▶ DATA FOR PROCESSING:
-*-
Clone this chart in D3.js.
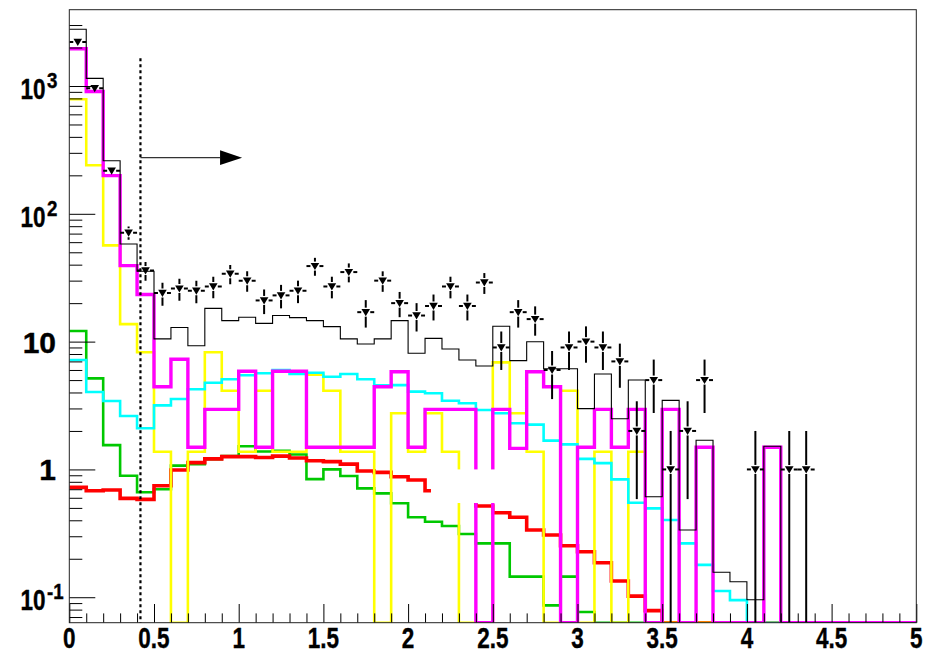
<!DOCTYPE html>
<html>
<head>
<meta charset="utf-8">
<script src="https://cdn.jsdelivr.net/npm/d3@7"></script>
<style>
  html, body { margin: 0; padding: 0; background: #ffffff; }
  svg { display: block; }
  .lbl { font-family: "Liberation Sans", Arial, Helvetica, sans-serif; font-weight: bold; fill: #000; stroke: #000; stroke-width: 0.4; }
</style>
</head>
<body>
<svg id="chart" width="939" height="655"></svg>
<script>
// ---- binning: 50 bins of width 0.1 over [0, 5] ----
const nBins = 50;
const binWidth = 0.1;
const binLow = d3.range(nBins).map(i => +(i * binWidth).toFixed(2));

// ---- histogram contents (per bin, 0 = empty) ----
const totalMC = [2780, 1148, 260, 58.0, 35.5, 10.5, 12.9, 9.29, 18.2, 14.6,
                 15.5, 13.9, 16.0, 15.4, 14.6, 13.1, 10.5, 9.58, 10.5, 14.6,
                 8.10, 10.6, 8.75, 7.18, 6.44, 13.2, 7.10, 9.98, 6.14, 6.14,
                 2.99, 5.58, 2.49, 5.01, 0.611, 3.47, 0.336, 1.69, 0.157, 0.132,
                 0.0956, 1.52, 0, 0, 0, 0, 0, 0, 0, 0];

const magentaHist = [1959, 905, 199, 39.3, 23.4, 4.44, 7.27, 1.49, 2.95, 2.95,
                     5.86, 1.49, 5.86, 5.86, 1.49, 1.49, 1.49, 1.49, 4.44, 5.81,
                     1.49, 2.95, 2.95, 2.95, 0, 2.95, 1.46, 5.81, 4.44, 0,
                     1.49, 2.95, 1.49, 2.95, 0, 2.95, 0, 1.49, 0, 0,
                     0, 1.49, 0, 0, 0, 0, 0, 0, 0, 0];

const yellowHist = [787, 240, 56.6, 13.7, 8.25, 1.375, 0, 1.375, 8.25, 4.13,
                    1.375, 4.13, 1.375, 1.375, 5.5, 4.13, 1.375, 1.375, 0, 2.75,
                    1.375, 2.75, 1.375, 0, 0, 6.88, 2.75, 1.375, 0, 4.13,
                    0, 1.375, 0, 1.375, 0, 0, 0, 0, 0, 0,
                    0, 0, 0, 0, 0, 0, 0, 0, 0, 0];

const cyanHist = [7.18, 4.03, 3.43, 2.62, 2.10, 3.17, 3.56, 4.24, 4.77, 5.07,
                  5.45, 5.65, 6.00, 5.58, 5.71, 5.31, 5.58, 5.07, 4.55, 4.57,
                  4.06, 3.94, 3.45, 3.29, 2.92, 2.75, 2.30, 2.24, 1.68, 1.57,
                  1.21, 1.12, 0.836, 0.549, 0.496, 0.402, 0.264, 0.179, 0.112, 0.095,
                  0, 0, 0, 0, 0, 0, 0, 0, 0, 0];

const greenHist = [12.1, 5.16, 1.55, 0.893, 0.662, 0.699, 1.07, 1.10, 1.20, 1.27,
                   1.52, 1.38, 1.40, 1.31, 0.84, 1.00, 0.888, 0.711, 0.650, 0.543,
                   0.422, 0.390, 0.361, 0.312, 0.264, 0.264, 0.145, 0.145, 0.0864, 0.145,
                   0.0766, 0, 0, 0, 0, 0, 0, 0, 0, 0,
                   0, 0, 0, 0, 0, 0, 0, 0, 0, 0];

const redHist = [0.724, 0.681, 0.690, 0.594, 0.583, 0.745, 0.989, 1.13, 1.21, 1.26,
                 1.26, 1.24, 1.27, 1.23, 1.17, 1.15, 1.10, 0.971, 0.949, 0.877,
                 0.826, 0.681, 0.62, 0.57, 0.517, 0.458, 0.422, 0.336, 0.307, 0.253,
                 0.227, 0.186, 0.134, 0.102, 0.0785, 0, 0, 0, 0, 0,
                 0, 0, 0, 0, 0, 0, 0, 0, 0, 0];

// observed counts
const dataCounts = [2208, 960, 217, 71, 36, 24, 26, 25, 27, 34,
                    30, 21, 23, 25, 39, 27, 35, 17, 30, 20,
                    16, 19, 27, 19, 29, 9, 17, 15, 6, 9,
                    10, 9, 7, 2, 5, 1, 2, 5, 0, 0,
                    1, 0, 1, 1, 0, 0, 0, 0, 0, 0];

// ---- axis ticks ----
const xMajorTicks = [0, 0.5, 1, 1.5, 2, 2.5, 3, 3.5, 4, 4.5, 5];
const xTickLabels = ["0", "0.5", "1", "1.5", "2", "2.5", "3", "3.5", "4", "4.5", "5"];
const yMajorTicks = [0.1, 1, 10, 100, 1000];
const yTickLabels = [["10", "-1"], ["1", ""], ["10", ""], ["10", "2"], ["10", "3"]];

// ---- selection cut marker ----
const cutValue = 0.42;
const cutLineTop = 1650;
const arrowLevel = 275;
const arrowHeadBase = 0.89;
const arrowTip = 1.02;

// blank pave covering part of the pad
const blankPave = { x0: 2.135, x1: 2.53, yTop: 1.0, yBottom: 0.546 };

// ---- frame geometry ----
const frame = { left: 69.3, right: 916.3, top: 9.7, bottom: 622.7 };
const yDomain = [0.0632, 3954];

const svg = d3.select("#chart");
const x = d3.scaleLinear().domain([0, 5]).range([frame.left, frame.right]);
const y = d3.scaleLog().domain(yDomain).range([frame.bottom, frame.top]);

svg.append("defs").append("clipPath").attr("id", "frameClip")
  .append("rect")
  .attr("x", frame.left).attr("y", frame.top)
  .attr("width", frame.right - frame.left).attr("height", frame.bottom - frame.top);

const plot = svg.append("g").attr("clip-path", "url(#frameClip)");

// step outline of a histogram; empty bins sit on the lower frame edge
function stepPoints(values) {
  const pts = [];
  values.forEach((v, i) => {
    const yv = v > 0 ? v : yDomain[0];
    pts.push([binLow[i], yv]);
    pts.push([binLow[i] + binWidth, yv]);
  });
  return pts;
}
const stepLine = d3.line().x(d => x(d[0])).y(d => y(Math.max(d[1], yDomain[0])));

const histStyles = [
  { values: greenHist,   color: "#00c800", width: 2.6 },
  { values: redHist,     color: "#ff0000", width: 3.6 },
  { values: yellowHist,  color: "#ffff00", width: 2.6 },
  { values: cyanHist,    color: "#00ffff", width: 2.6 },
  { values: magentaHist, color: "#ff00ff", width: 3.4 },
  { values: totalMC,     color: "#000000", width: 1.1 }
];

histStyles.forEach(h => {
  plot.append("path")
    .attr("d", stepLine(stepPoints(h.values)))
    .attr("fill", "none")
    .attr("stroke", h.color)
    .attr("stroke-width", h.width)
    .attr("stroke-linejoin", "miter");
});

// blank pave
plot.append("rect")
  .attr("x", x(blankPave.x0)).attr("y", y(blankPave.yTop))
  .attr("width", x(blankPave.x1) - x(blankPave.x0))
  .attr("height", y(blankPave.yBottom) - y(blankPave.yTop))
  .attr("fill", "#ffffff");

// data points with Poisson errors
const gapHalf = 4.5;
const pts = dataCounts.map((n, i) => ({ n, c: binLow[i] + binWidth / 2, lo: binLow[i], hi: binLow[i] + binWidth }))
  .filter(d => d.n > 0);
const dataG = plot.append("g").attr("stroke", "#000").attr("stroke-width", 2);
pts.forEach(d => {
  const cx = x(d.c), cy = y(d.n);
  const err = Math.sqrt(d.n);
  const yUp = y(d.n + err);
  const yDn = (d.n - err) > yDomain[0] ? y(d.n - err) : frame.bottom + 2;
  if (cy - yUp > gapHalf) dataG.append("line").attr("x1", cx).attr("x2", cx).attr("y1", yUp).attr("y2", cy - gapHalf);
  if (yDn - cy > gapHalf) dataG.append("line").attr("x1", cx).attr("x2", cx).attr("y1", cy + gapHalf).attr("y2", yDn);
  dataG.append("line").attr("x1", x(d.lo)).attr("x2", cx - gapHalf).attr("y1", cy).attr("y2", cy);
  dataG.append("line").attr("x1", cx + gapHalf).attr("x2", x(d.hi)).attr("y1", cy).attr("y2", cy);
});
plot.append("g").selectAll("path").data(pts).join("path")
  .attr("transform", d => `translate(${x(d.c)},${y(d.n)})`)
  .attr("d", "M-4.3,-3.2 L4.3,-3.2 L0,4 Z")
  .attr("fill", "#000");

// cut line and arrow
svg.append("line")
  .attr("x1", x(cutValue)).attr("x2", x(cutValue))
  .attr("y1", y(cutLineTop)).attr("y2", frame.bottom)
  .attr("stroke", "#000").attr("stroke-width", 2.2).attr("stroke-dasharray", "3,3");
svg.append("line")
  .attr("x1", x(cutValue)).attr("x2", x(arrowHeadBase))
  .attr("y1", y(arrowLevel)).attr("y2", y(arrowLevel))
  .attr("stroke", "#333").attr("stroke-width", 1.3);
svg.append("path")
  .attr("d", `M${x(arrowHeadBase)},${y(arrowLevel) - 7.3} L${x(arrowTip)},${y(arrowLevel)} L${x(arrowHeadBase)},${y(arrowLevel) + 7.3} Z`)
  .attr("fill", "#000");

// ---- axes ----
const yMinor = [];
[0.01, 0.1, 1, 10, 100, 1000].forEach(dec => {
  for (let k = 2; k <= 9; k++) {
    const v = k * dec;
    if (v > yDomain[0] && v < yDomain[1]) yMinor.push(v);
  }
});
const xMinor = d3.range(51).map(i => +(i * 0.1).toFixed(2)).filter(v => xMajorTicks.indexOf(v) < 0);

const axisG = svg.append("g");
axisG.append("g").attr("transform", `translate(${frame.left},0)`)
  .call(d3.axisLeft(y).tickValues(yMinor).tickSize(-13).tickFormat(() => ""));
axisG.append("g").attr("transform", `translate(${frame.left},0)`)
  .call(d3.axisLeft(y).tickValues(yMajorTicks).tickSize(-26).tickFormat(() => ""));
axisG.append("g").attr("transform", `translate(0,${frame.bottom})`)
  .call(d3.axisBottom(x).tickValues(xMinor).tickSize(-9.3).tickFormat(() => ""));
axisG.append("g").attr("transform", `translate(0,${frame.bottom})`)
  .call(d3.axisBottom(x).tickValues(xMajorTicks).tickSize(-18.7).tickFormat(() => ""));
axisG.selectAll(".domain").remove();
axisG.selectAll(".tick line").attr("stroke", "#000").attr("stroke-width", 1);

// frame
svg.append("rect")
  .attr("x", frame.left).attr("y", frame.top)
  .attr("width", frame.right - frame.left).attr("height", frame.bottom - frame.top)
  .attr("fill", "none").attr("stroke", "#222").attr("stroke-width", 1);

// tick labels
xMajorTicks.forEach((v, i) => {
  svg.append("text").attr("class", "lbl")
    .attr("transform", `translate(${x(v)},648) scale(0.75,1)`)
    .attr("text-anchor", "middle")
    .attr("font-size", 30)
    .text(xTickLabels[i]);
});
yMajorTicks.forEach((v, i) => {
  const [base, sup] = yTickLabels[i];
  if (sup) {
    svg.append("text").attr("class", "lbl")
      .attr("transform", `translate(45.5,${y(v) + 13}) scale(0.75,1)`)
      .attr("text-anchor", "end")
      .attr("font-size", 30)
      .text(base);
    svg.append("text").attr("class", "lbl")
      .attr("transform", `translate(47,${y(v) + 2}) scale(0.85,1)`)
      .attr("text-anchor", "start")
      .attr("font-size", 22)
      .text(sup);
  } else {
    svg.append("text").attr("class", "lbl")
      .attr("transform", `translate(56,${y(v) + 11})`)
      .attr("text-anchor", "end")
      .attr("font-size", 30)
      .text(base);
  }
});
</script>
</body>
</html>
-*-
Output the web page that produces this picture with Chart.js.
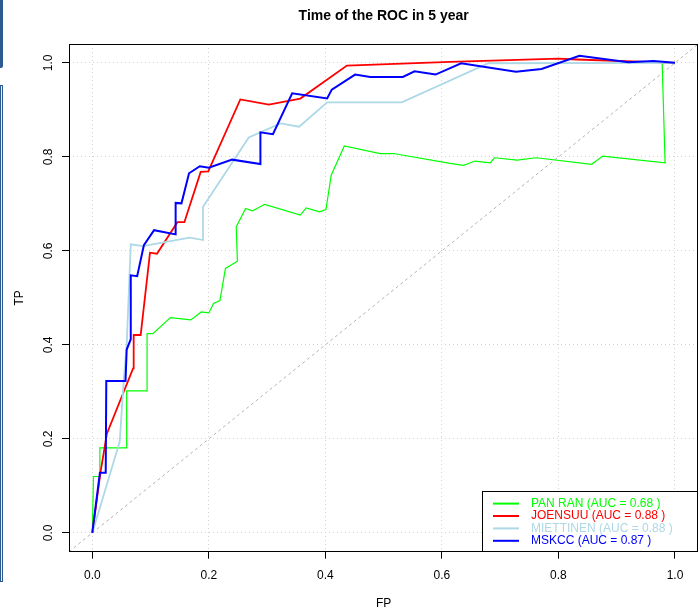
-*-
Repeat exactly, and only, the entries from the line with "Clone this chart in D3.js." through the line with "0, 1.49, 0, 0, 0, 0, 0, 0, 0, 0];". Pictures are skipped.

▶ FINISHED ANSWER:
Clone this chart in D3.js.
<!DOCTYPE html>
<html>
<head>
<meta charset="utf-8">
<script src="https://cdn.jsdelivr.net/npm/d3@7"></script>
<style>
  html, body { margin: 0; padding: 0; background: #ffffff; }
  svg { display: block; }
  .lbl { font-family: "Liberation Sans", Arial, Helvetica, sans-serif; font-weight: bold; fill: #000; stroke: #000; stroke-width: 0.4; }
</style>
</head>
<body>
<svg id="chart" width="939" height="655"></svg>
<script>
// ---- binning: 50 bins of width 0.1 over [0, 5] ----
const nBins = 50;
const binWidth = 0.1;
const binLow = d3.range(nBins).map(i => +(i * binWidth).toFixed(2));

// ---- histogram contents (per bin, 0 = empty) ----
const totalMC = [2780, 1148, 260, 58.0, 35.5, 10.5, 12.9, 9.29, 18.2, 14.6,
                 15.5, 13.9, 16.0, 15.4, 14.6, 13.1, 10.5, 9.58, 10.5, 14.6,
                 8.10, 10.6, 8.75, 7.18, 6.44, 13.2, 7.10, 9.98, 6.14, 6.14,
                 2.99, 5.58, 2.49, 5.01, 0.611, 3.47, 0.336, 1.69, 0.157, 0.132,
                 0.0956, 1.52, 0, 0, 0, 0, 0, 0, 0, 0];

const magentaHist = [1959, 905, 199, 39.3, 23.4, 4.44, 7.27, 1.49, 2.95, 2.95,
                     5.86, 1.49, 5.86, 5.86, 1.49, 1.49, 1.49, 1.49, 4.44, 5.81,
                     1.49, 2.95, 2.95, 2.95, 0, 2.95, 1.46, 5.81, 4.44, 0,
                     1.49, 2.95, 1.49, 2.95, 0, 2.95, 0, 1.49, 0, 0,
                     0, 1.49, 0, 0, 0, 0, 0, 0, 0, 0];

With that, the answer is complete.